> [The task]:
Leave out the pictures and repeat the rest of the material exactly.
┌────────
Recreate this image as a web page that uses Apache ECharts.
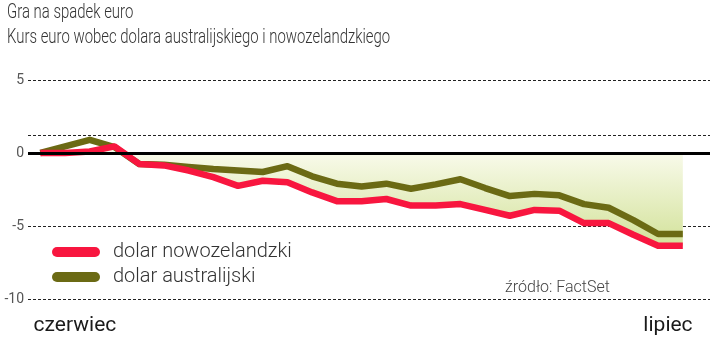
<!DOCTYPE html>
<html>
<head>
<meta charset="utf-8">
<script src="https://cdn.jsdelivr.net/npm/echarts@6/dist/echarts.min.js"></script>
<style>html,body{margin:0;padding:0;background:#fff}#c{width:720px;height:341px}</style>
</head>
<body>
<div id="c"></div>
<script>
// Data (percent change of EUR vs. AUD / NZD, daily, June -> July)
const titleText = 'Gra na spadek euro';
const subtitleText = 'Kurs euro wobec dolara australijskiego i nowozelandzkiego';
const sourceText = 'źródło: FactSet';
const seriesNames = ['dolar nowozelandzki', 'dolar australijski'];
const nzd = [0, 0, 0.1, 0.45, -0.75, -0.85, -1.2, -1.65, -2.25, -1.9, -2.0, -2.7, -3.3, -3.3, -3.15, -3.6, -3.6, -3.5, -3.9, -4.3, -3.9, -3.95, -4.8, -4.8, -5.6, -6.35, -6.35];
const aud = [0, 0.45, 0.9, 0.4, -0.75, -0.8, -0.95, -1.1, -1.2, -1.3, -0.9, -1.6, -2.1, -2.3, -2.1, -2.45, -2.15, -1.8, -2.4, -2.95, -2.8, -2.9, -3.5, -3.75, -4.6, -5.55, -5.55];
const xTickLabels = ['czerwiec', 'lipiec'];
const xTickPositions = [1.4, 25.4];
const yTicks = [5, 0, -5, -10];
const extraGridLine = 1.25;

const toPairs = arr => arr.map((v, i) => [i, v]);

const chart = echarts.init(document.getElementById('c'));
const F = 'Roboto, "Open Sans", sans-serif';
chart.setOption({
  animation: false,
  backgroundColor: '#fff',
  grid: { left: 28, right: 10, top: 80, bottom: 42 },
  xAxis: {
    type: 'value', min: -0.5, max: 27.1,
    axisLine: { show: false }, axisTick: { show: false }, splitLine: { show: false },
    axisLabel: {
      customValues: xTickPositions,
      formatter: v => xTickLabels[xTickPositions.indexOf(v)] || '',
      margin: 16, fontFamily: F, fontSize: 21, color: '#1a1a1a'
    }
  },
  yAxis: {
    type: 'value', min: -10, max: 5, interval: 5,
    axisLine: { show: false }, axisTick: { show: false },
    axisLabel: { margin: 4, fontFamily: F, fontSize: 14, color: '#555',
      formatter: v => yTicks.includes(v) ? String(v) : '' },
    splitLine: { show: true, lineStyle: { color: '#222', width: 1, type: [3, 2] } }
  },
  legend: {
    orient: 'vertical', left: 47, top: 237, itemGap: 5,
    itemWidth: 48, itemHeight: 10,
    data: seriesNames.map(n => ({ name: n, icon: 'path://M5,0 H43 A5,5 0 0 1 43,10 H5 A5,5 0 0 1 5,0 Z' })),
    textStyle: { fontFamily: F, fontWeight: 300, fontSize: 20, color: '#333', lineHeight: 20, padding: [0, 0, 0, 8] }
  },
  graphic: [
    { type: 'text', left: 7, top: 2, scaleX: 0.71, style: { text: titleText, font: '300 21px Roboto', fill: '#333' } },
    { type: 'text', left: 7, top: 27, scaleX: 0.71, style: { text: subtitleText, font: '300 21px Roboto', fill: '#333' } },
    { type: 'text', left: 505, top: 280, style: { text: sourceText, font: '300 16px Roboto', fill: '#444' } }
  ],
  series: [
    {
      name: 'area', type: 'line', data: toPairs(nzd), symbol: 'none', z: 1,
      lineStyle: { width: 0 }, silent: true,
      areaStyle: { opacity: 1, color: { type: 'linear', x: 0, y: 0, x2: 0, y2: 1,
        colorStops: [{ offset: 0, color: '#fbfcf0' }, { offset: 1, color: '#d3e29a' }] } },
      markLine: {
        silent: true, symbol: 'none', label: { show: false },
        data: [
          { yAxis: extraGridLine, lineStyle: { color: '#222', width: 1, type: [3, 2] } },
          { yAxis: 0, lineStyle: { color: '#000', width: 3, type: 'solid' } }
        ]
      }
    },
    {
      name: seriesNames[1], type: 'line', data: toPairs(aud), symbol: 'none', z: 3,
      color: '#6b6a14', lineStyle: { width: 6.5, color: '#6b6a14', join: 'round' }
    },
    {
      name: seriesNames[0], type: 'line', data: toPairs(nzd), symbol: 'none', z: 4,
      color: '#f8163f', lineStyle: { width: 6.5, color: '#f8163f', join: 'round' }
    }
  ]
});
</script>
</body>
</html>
└────────
> [Task solution]:
Recreate this image as a web page that uses Apache ECharts.
<!DOCTYPE html>
<html>
<head>
<meta charset="utf-8">
<script src="https://cdn.jsdelivr.net/npm/echarts@6/dist/echarts.min.js"></script>
<style>html,body{margin:0;padding:0;background:#fff}#c{width:720px;height:341px}</style>
</head>
<body>
<div id="c"></div>
<script>
// Data (percent change of EUR vs. AUD / NZD, daily, June -> July)
const titleText = 'Gra na spadek euro';
const subtitleText = 'Kurs euro wobec dolara australijskiego i nowozelandzkiego';
const sourceText = 'źródło: FactSet';
const seriesNames = ['dolar nowozelandzki', 'dolar australijski'];
const nzd = [0, 0, 0.1, 0.45, -0.75, -0.85, -1.2, -1.65, -2.25, -1.9, -2.0, -2.7, -3.3, -3.3, -3.15, -3.6, -3.6, -3.5, -3.9, -4.3, -3.9, -3.95, -4.8, -4.8, -5.6, -6.35, -6.35];
const aud = [0, 0.45, 0.9, 0.4, -0.75, -0.8, -0.95, -1.1, -1.2, -1.3, -0.9, -1.6, -2.1, -2.3, -2.1, -2.45, -2.15, -1.8, -2.4, -2.95, -2.8, -2.9, -3.5, -3.75, -4.6, -5.55, -5.55];
const xTickLabels = ['czerwiec', 'lipiec'];
const xTickPositions = [1.4, 25.4];
const yTicks = [5, 0, -5, -10];
const extraGridLine = 1.25;

const toPairs = arr => arr.map((v, i) => [i, v]);

const chart = echarts.init(document.getElementById('c'));
const F = 'Roboto, "Open Sans", sans-serif';
chart.setOption({
  animation: false,
  backgroundColor: '#fff',
  grid: { left: 28, right: 10, top: 80, bottom: 42 },
  xAxis: {
    type: 'value', min: -0.5, max: 27.1,
    axisLine: { show: false }, axisTick: { show: false }, splitLine: { show: false },
    axisLabel: {
      customValues: xTickPositions,
      formatter: v => xTickLabels[xTickPositions.indexOf(v)] || '',
      margin: 16, fontFamily: F, fontSize: 21, color: '#1a1a1a'
    }
  },
  yAxis: {
    type: 'value', min: -10, max: 5, interval: 5,
    axisLine: { show: false }, axisTick: { show: false },
    axisLabel: { margin: 4, fontFamily: F, fontSize: 14, color: '#555',
      formatter: v => yTicks.includes(v) ? String(v) : '' },
    splitLine: { show: true, lineStyle: { color: '#222', width: 1, type: [3, 2] } }
  },
  legend: {
    orient: 'vertical', left: 47, top: 237, itemGap: 5,
    itemWidth: 48, itemHeight: 10,
    data: seriesNames.map(n => ({ name: n, icon: 'path://M5,0 H43 A5,5 0 0 1 43,10 H5 A5,5 0 0 1 5,0 Z' })),
    textStyle: { fontFamily: F, fontWeight: 300, fontSize: 20, color: '#333', lineHeight: 20, padding: [0, 0, 0, 8] }
  },
  graphic: [
    { type: 'text', left: 7, top: 2, scaleX: 0.71, style: { text: titleText, font: '300 21px Roboto', fill: '#333' } },
    { type: 'text', left: 7, top: 27, scaleX: 0.71, style: { text: subtitleText, font: '300 21px Roboto', fill: '#333' } },
    { type: 'text', left: 505, top: 280, style: { text: sourceText, font: '300 16px Roboto', fill: '#444' } }
  ],
  series: [
    {
      name: 'area', type: 'line', data: toPairs(nzd), symbol: 'none', z: 1,
      lineStyle: { width: 0 }, silent: true,
      areaStyle: { opacity: 1, color: { type: 'linear', x: 0, y: 0, x2: 0, y2: 1,
        colorStops: [{ offset: 0, color: '#fbfcf0' }, { offset: 1, color: '#d3e29a' }] } },
      markLine: {
        silent: true, symbol: 'none', label: { show: false },
        data: [
          { yAxis: extraGridLine, lineStyle: { color: '#222', width: 1, type: [3, 2] } },
          { yAxis: 0, lineStyle: { color: '#000', width: 3, type: 'solid' } }
        ]
      }
    },
    {
      name: seriesNames[1], type: 'line', data: toPairs(aud), symbol: 'none', z: 3,
      color: '#6b6a14', lineStyle: { width: 6.5, color: '#6b6a14', join: 'round' }
    },
    {
      name: seriesNames[0], type: 'line', data: toPairs(nzd), symbol: 'none', z: 4,
      color: '#f8163f', lineStyle: { width: 6.5, color: '#f8163f', join: 'round' }
    }
  ]
});
</script>
</body>
</html>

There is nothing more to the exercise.